Es ist genug!: Auch alte Menschen haben Rechte (B00COD72QG) by Claus Fussek & Gottlob Schober
Autor:Claus Fussek & Gottlob Schober [Fussek, Claus]
Die sprache: deu
Format: epub
ISBN: 9783426422045
Herausgeber: Knaur eBook
veröffentlicht: 2013-06-26T04:00:00+00:00
17. Grundrecht für die Gleichbehandlung von Demenzpatienten mit allen anderen Pflegebedürftigen
Wer hat sich das System der Minutenpflege eigentlich ausgedacht? Ein Pfleger hat zum Beispiel für die »Entsorgung von Ausscheidungen und Inkontinenzartikeln« genau zwei Minuten Zeit, und er bekommt dafür 88 Cent. Für »mundgerechtes Herrichten der Nahrung und Getränke« werden fünf Minuten Arbeit und ein Erlös von 2,20 Euro zugestanden. Ein Pflegedienst stellt fürs Kämmen 88 Cent und für die Nagelpflege 1,76 Euro in Rechnung. Dieses vollkommen praxis-und realitätsferne System müsste grundlegend verändert werden. Denn es vernachlässigt die Gruppe der Demenzpatienten sträflich. Diese können sich womöglich noch selbst das Gesicht waschen und sich kämmen, aber sie brauchen Betreuung rund um die Uhr. Und die wird derzeit von der Pflegeversicherung kaum honoriert. Wenn man Demenzpatienten zum Beispiel anleitet, dass sie noch selbst essen, dauert eine Mahlzeit manchmal eine Stunde. Dafür gibt es aber kein Geld.
Der Politik ist all das bekannt. Sie weiß auch, dass die Zahl der Demenzpatienten in den kommenden Jahren dramatisch wachsen wird. Bereits heute gibt es mehr als 1,3 Millionen Altersverwirrte in Deutschland. Die Versorgung der Demenzpatienten ist eine der größten Herausforderungen der nächsten Jahrzehnte.
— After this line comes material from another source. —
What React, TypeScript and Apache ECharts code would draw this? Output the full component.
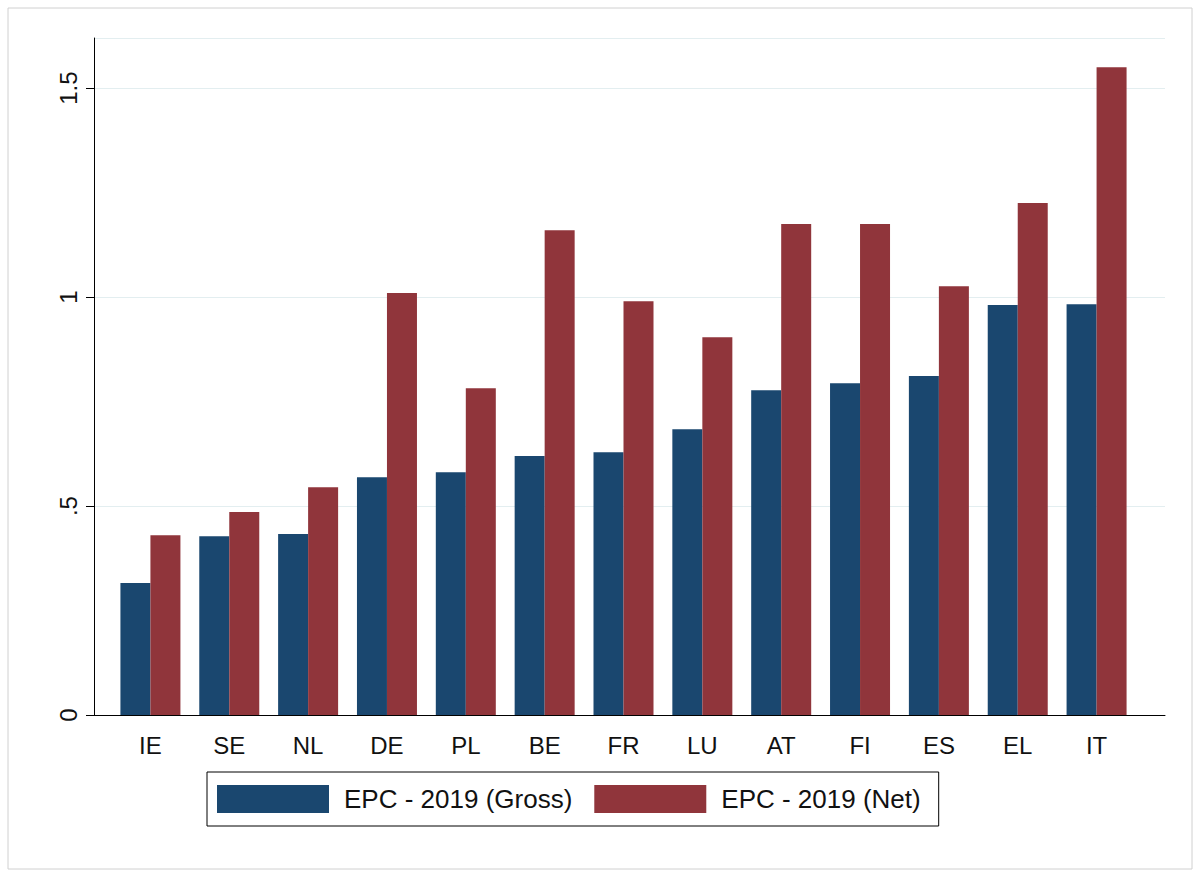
import React, { useEffect, useRef } from 'react';
import * as echarts from 'echarts';

const countries = ['IE', 'SE', 'NL', 'DE', 'PL', 'BE', 'FR', 'LU', 'AT', 'FI', 'ES', 'EL', 'IT'];
const gross = [0.316, 0.428, 0.433, 0.569, 0.581, 0.62, 0.629, 0.684, 0.777, 0.794, 0.811, 0.981, 0.983];
const net = [0.43, 0.486, 0.545, 1.01, 0.782, 1.16, 0.99, 0.904, 1.175, 1.175, 1.026, 1.225, 1.55];
const yTicks: Record<string, string> = { '0': '0', '0.5': '.5', '1': '1', '1.5': '1.5' };

const App: React.FC = () => {
  const chartRef = useRef<HTMLDivElement>(null);

  useEffect(() => {
    if (!chartRef.current) return;
    const chart = echarts.init(chartRef.current, undefined, { renderer: 'svg' });
    chart.setOption({
      animation: false,
      backgroundColor: '#ffffff',
      textStyle: { fontFamily: 'Arial, Liberation Sans, sans-serif' },
      graphic: [
        {
          type: 'rect',
          shape: { x: 8, y: 8, width: 1184, height: 861 },
          style: { fill: 'none', stroke: '#d0d0d0', lineWidth: 1 },
        },
      ],
      grid: [
        { left: 94, right: 35, top: 38, bottom: 162 },
        { left: 111, right: 64, top: 38, bottom: 162 },
      ],
      legend: {
        left: 207,
        top: 772,
        orient: 'horizontal',
        borderColor: '#000',
        borderWidth: 1,
        padding: [13, 18, 13, 10],
        itemWidth: 112,
        itemHeight: 28,
        itemGap: 22,
        icon: 'rect',
        textStyle: { fontSize: 26, color: '#111', padding: [0, 0, 0, 10] },
        data: ['EPC - 2019 (Gross)', 'EPC - 2019 (Net)'],
      },
      xAxis: [
        {
          type: 'category',
          gridIndex: 0,
          data: [''],
          axisLine: { lineStyle: { color: '#000' } },
          axisTick: { show: false },
          axisLabel: { show: false },
        },
        {
          type: 'category',
          gridIndex: 1,
          data: countries,
          axisLine: { show: false },
          axisTick: { show: false },
          axisLabel: { fontSize: 24, color: '#111', margin: 18 },
        },
      ],
      yAxis: [
        {
          type: 'value',
          gridIndex: 0,
          min: 0,
          max: 1.62,
          interval: 0.5,
          axisLine: { show: true, lineStyle: { color: '#000' } },
          axisTick: { show: true, length: 8, lineStyle: { color: '#000' } },
          axisLabel: {
            fontSize: 24,
            color: '#111',
            rotate: 90,
            margin: 14,
            showMaxLabel: false,
            formatter: (v: number) => yTicks[String(v)] ?? '',
          },
          splitLine: { lineStyle: { color: '#e3eef0' } },
        },
        {
          type: 'value',
          gridIndex: 1,
          min: 0,
          max: 1.62,
          show: false,
          splitLine: { show: false },
        },
      ],
      series: [
        {
          name: 'EPC - 2019 (Gross)',
          type: 'bar',
          xAxisIndex: 1,
          yAxisIndex: 1,
          data: gross,
          barWidth: 30,
          barGap: '0%',
          itemStyle: { color: '#1a476f' },
        },
        {
          name: 'EPC - 2019 (Net)',
          type: 'bar',
          xAxisIndex: 1,
          yAxisIndex: 1,
          data: net,
          barWidth: 30,
          itemStyle: { color: '#90353b' },
        },
      ],
    });
    return () => chart.dispose();
  }, []);

  return (
    <div
      ref={chartRef}
      style={{ position: 'fixed', left: 0, top: 0, width: '1200px', height: '877px' }}
    />
  );
};

export default App;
Auch schon heute sind viele Angehörige, aber auch Pflegeheime mit der Versorgung von altersverwirrten Menschen völlig überfordert. Der Schwiegersohn einer Demenzpatientin hat sich bei uns gemeldet. Die 95-Jährige lebt auf einer Etage eines Heimes, welches mit rund 30 Patienten bzw. zu Betreuenden belegt ist.
»Meine Frau und meine Schwägerin halten sich täglich mehrere Stunden bei ihrer Mutter auf. Essen anreichen, zu Bett bringen, aber auch Windeln wechseln werden von ihnen übernommen. (…) Aus dem Gesamtbild heraus bezeichne ich die Situation als erschreckend und unwürdig. Gerade in den letzten Monaten müssen wir feststellen, dass ein Fehlbestand an Pflegekräften zu unglaublichen Situationen führt. So passiert es, dass eine einzige Pflegekraft für 30 zu Betreuende, manche in Pflegestufen, arbeitet, und diese einzige Kraft muss auch noch die Küche übernehmen, das Essen vorbereiten und servieren! Meist sind zwei Kräfte vorhanden, die aber auch oft überlastet sind. So kommt es, dass meine Schwiegermutter, an den Rollstuhl gefesselt, irgendwo an einen Tisch geschoben steht, das unberührte Essen vor sich, weit und breit keine helfende Hand vorhanden ist und sie stundenlang alleine sitzt. Inzwischen nehmen die beiden Töchter noch Essen mit ins Heim, das meine Schwiegermutter mit Heißhunger isst. Hat sie den ganzen Tag gehungert? Zu oft haben die Töchter schon die Windel gewechselt, die bereits seit Stunden hätte gewechselt werden müssen. Man mag es sich nicht vorstellen!«
Um auch Demenzpatienten einen würdigen Lebensabend ermöglichen zu können, diskutiert die Politik seit vielen Jahren über ein Wortungetüm mit acht Silben und 27 Buchstaben. Es heißt: Pflegebedürftigkeitsbegriff. Durch eine Neudefinition will die Politik weg von der Minutenpflege und hin zu einer ganzheitlichen Betrachtung pflegebedürftiger Menschen. Ganz vereinfacht heißt das: Durch einen neuen Pflegebedürftigkeitsbegriff soll die Pflegekasse künftig nicht nur für körperliche Gebrechen Geld zahlen, sondern auch für die Betreuung von Demenzpatienten. Ein vom Bundesgesundheitsministerium beauftragter Beirat hatte 2009 einen Vorschlag für einen neuen Pflegebegriff vorgelegt. Dieser hatte nur einen Haken: Eine bessere Betreuung von Demenzpatienten hätte laut Gutachten mehrere hundert Millionen bis zu vier Milliarden Euro mehr im Jahr gekostet.